Ross Douthat, billed as a right-of-center voice on the New York Times editorial page, writes, "while some tax cuts can raise government revenue, the income-tax cuts of the Bush years emphatically did not."
Let's check the numbers. Federal receipts in 2000, the year before Mr. Bush took office, were $2.025 trillion, according to the Office of Management and Budget. In 2007, after the tax cuts had taken effect, federal receipts were $2.568 trillion. Tax rates were cut and tax revenues increased. Think that's all due to inflation? Use the OMB's "constant FY 2005 dollars" (if we could only get the government to start issuing those instead of the fiat greenbacks...). By that measure, following the tax increase, federal receipts rose to $2.414 trillion in 2007 from $2.310 trillion in 2000. Revenue declined from the 2007 levels in 2008 and 2009 because of the recession and the tax provisions of the "stimulus," but it's nonsense to claim "emphatically" that the Bush tax cuts did not raise government revenue.
Now, just because revenue went up after the tax cuts doesn't mean the tax cuts were the cause of the increased revenue. That's the post hoc ergo propter hoc fallacy. And it may be that Mr. Douthat is attempting to make some kind of distinction between the Bush tax cuts on capital gains and dividend income, on the one hand, and those on ordinary income, on the other hand.

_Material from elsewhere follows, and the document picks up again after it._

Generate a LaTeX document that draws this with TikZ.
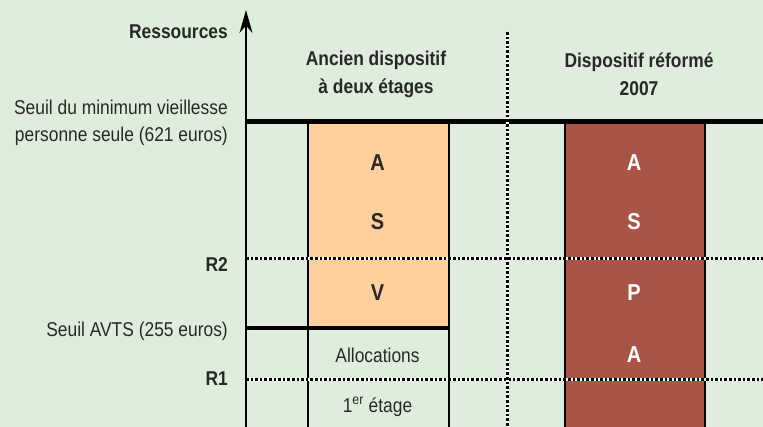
\documentclass[tikz,border=0pt]{standalone}
\usepackage{fontspec}
\setmainfont{Liberation Sans}[FakeStretch=0.87]
\usetikzlibrary{positioning, arrows.meta}
\definecolor{bg_green}{RGB}{223,238,220}
\definecolor{light_orange}{RGB}{253,208,158}
\definecolor{brick_red}{RGB}{168,84,70}
\definecolor{dark_text}{RGB}{40,40,40}

\begin{document}
\begin{tikzpicture}[x=1pt, y=-1pt, >=Stealth,
    every node/.style={font=\fontsize{20}{27}\selectfont, text=dark_text, inner sep=0pt},
    bold_label/.style={font=\fontsize{20}{28}\selectfont\bfseries},
    letter/.style={font=\fontsize{23}{24}\selectfont\bfseries},
    column/.style={draw, line width=2.2pt, rectangle, anchor=north west},
    dot_rule/.style={line width=3pt, white, postaction={draw=black, dash pattern=on 2.6pt off 2pt}}]

    % --- Begin Background ---
			\fill[bg_green] (0,0) rectangle (763,427);
			\useasboundingbox (0,0) rectangle (763,427);
			% --- End Background ---

			% --- Begin Ancien Column ---
			\node [column, fill=light_orange, minimum width=141pt, minimum height=206pt] (AncienBox) at (307,122) {};
			\node [column, minimum width=141pt, minimum height=110pt] (AllocBox) at (307,328) {};
			\node [letter] (ancien_a) at (377.5,163) {A};
			\node [letter] (ancien_s) at (377.5,222) {S};
			\node [letter] (ancien_v) at (377.5,293) {V};
			\node (ancien_alloc) at (377.5,355) {Allocations};
			\node (ancien_etage) at (377.5,407) {1\textsuperscript{er} étage};
			% --- End Ancien Column ---

			% --- Begin Reforme Column ---
			\node [column, line width=1.8pt, fill=brick_red, minimum width=140pt, minimum height=315pt] (ReformeBox) at (564,122) {};
			\node [letter, text=white] (reforme_a) at (634,163) {A};
			\node [letter, text=white] (reforme_s) at (634,222) {S};
			\node [letter, text=white] (reforme_p) at (634,293) {P};
			\node [letter, text=white] (reforme_a2) at (634,355) {A};
			% --- End Reforme Column ---

			% Threshold lines.
			\coordinate (MinLeft) at (246,122);
			\coordinate (MinRight) at (763,122);
			\coordinate (AvtsLeft) at (246,328);
			\draw[line width=5pt] (MinLeft) -- (MinRight);
			\draw[line width=4pt] (AvtsLeft) -- (AllocBox.north east);

			% Dotted lines R2, R1 and the separator.
			\coordinate (R2Left) at (246,259);
			\coordinate (R2Right) at (763,259);
			\coordinate (R1Left) at (246,380);
			\coordinate (R1Right) at (763,380);
			\coordinate (SepTop) at (507,32);
			\coordinate (SepBottom) at (507,427);
			\draw[dot_rule] (R2Left) -- (R2Right);
			\draw[dot_rule] (R1Left) -- (R1Right);
			\draw[dot_rule] (SepTop) -- (SepBottom);

			% Axis.
			\coordinate (AxisBottom) at (246,427);
			\coordinate (AxisTop) at (246,10);
			\draw[-{Stealth[length=23pt, width=13pt]}, line width=1.6pt] (AxisBottom) -- (AxisTop);

			% --- Begin Labels ---
			\node [bold_label, anchor=east] (Ressources) at (228,32) {Ressources};
			\node [bold_label, align=center] (AncienTitle) at (376,74) {Ancien dispositif\\à deux étages};
			\node [bold_label, align=center] (ReformeTitle) at (639,74) {Dispositif réformé\\2007};
			\node [align=right, anchor=east] (SeuilMin) at (228,123) {Seuil du minimum vieillesse\\personne seule (621 euros)};
			\node [bold_label, anchor=east] (R2) at (228,265) {R2};
			\node [anchor=east] (SeuilAvts) at (228,331) {Seuil AVTS (255 euros)};
			\node [bold_label, anchor=east] (R1) at (228,379) {R1};
			% --- End Labels ---

  \end{tikzpicture}
\end{document}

I don't think the best argument for tax cuts is that they produce more revenue for the government but that they allow individuals to keep more of what they earn. But if one is going to take aim at the argument that tax cuts produce more revenue for the government, the least one can do is to stay close to the facts, especially if one is to be hurling around muscular modifiers like "emphatically."